August 22, 2013
If you support peace through force you are a pawn of Israel. All Western support for Egypt’s generals is about supporting our ally in the region.
Israel has been on many people’s blacklist since its founders killed Folke Bernadotte. No one who believes authoritarianism in Egypt is the best of many bad possibilities should automatically be deemed a Zionist. And one need not condone all Israeli acts to recognize it is physically in the Middle East and politically in the West and must be dealt with as such.
If you support Egyptian self-determination you hate minorities. The Brotherhood was in the process of enforcing sharia and would have only gotten worse the more they got away with.
This is not so different from every democracy’s maturing process. Invariably there is initial overreach followed by factionalism and reaction. Had the Brotherhood continued holding free elections, which we must assume until proven otherwise, there would have been intra-party contests leading to eventual moderation in rule, especially given that half the population already disagreed with the new laws.
If future elections were fair, relaxation of dogmatism would have been a historical inevitability.
Undemocratic, radical, capitalist, nationalist, jingoist, idealist: Any honest opinion on the Egyptian crisis can lay claim to each. All parties are similarly malicious, as are nations riven by absolutely opposed ideologies. Dialogue is impossible when either side considers his opponent’s corpse to be a compromise.
It is atrocious to kill peaceful demonstrators, as it is equally atrocious to kill innocent Christians, as it is identically atrocious to perform clitoridectomies on prepubescent girls. The Middle East is an Elysium of competing indignities, all of which are convinced they are righteous.

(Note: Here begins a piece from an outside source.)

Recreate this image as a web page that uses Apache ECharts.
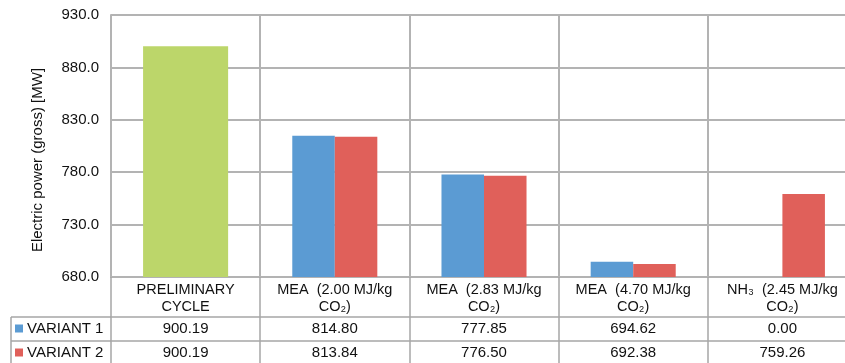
<!DOCTYPE html>
<html>
<head>
<meta charset="utf-8">
<style>
  html, body { margin: 0; padding: 0; background: #fff; }
  #chart { width: 845px; height: 363px; }
</style>
<script src="https://cdn.jsdelivr.net/npm/echarts@6/dist/echarts.min.js"></script>
</head>
<body>
<div id="chart"></div>
<script>
// Gross electric power of each plant configuration
const categories = [
  'PRELIMINARY\nCYCLE',
  'MEA  (2.00 MJ/kg\nCO\u2082)',
  'MEA  (2.83 MJ/kg\nCO\u2082)',
  'MEA  (4.70 MJ/kg\nCO\u2082)',
  'NH\u2083  (2.45 MJ/kg\nCO\u2082)'
];
const seriesNames = ['VARIANT 1', 'VARIANT 2'];
const variant1 = [900.19, 814.80, 777.85, 694.62, 0.00];
const variant2 = [900.19, 813.84, 776.50, 692.38, 759.26];
const yTicks = [680, 730, 780, 830, 880, 930];

const FONT = "'Liberation Sans', Arial, sans-serif";
const BLUE = '#5B9BD3';
const RED = '#E0605A';
const GREEN = '#BCD66A';
const GRID_COLOR = '#b3b3b3';
const TABLE_COLOR = '#a6a6a6';

// the last column runs past the right edge of the canvas
const GRID_LEFT = 111, GRID_TOP = 15, GRID_BOTTOM = 86, GRID_WIDTH = 746;
const H = 363;
const axisY = H - GRID_BOTTOM;      // baseline of the plot
const ROW1 = axisY + 40;            // top of the VARIANT 1 row
const ROW2 = ROW1 + 24;             // top of the VARIANT 2 row
const TABLE_LEFT = 11;
const CAT_GAP = '43%';

// The preliminary cycle is the same for both variants: it is drawn once,
// as a single green block, and the variant bars start at the capture cases.
const variantBars = values => values.map((v, i) => i === 0 ? '-' : v);
const preliminaryBar = variant1.map((v, i) => i === 0 ? v : '-');
const fmt2 = v => v.toFixed(2);

const chart = echarts.init(document.getElementById('chart'), null, { renderer: 'canvas' });

function rowLegend(name, row) {
  return {
    orient: 'vertical',
    left: 15,
    top: row + 4,
    padding: 0,
    itemWidth: 8,
    itemHeight: 8,
    itemGap: 0,
    icon: 'rect',
    selectedMode: false,
    data: [name],
    textStyle: { fontFamily: FONT, fontSize: 15, color: '#111', padding: [0, 0, 0, -1] }
  };
}

const tableAxis = (values, row) => ({
  type: 'category',
  data: values.map(fmt2),
  position: 'bottom',
  offset: row - axisY,
  axisLine: { show: true, lineStyle: { color: TABLE_COLOR, width: 1.5 } },
  axisTick: { show: false },
  axisLabel: { interval: 0, margin: 4, fontFamily: FONT, fontSize: 15, color: '#111' }
});

chart.setOption({
  animation: false,
  backgroundColor: '#fff',
  textStyle: { fontFamily: FONT },
  grid: {
    left: GRID_LEFT, width: GRID_WIDTH, top: GRID_TOP, bottom: GRID_BOTTOM,
    containLabel: false, outerBoundsMode: 'none'
  },
  legend: [rowLegend(seriesNames[0], ROW1), rowLegend(seriesNames[1], ROW2)],
  xAxis: [
    {
      type: 'category',
      data: categories,
      boundaryGap: true,
      axisLine: { show: true, lineStyle: { color: GRID_COLOR, width: 2 } },
      axisTick: { show: true, interval: 0, length: H - axisY + 4, lineStyle: { color: TABLE_COLOR, width: 1.5 } },
      splitLine: { show: true, interval: 0, lineStyle: { color: GRID_COLOR, width: 2 } },
      axisLabel: { interval: 0, margin: 4, fontFamily: FONT, fontSize: 14.5, lineHeight: 17, color: '#111' }
    },
    tableAxis(variant1, ROW1),
    tableAxis(variant2, ROW2),
    // hidden axis carrying the single-block preliminary bar
    { type: 'category', data: categories, show: false }
  ],
  yAxis: {
    type: 'value',
    min: yTicks[0],
    max: yTicks[yTicks.length - 1],
    interval: yTicks[1] - yTicks[0],
    name: 'Electric power (gross) [MW]',
    nameLocation: 'middle',
    nameGap: 66,
    nameTextStyle: { fontFamily: FONT, fontSize: 15, color: '#111', padding: [0, 28, 0, 0] },
    axisLine: { show: true, lineStyle: { color: GRID_COLOR, width: 2 } },
    axisTick: { show: false },
    splitLine: { show: true, lineStyle: { color: GRID_COLOR, width: 2 } },
    axisLabel: { margin: 12, fontFamily: FONT, fontSize: 15, color: '#111', formatter: v => v.toFixed(1) }
  },
  series: [
    {
      name: seriesNames[0],
      type: 'bar',
      xAxisIndex: 0,
      data: variantBars(variant1),
      itemStyle: { color: BLUE },
      barGap: '0%',
      barCategoryGap: CAT_GAP
    },
    {
      name: seriesNames[1],
      type: 'bar',
      xAxisIndex: 0,
      data: variantBars(variant2),
      itemStyle: { color: RED },
      barGap: '0%',
      barCategoryGap: CAT_GAP
    },
    {
      name: 'PRELIMINARY CYCLE',
      type: 'bar',
      xAxisIndex: 3,
      data: preliminaryBar,
      itemStyle: { color: GREEN },
      barCategoryGap: CAT_GAP
    }
  ],
  graphic: [
    // left header column of the data table
    { type: 'line', silent: true, shape: { x1: TABLE_LEFT, y1: ROW1, x2: GRID_LEFT, y2: ROW1 }, style: { stroke: TABLE_COLOR, lineWidth: 1.5 } },
    { type: 'line', silent: true, shape: { x1: TABLE_LEFT, y1: ROW2, x2: GRID_LEFT, y2: ROW2 }, style: { stroke: TABLE_COLOR, lineWidth: 1.5 } },
    { type: 'line', silent: true, shape: { x1: TABLE_LEFT, y1: ROW1, x2: TABLE_LEFT, y2: H + 4 }, style: { stroke: TABLE_COLOR, lineWidth: 1.5 } }
  ]
});
</script>
</body>
</html>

Merely winning an election doesn’t turn thugs into Jefferson. Neither does unpopular legislation make them into Nero. These concepts are evidently impossible for some to grasp and especially dangerous when infantile notions of ethical absolutes are employed to interpret global power structures.
Far too many Westerners enjoy becoming last-minute experts in everything. For them, chimeric lands such as Egypt are not merely foreign countries but unfathomable foreign worlds. The inhabitants of such places speak an entirely different political language where our words and values do not translate well, if at all.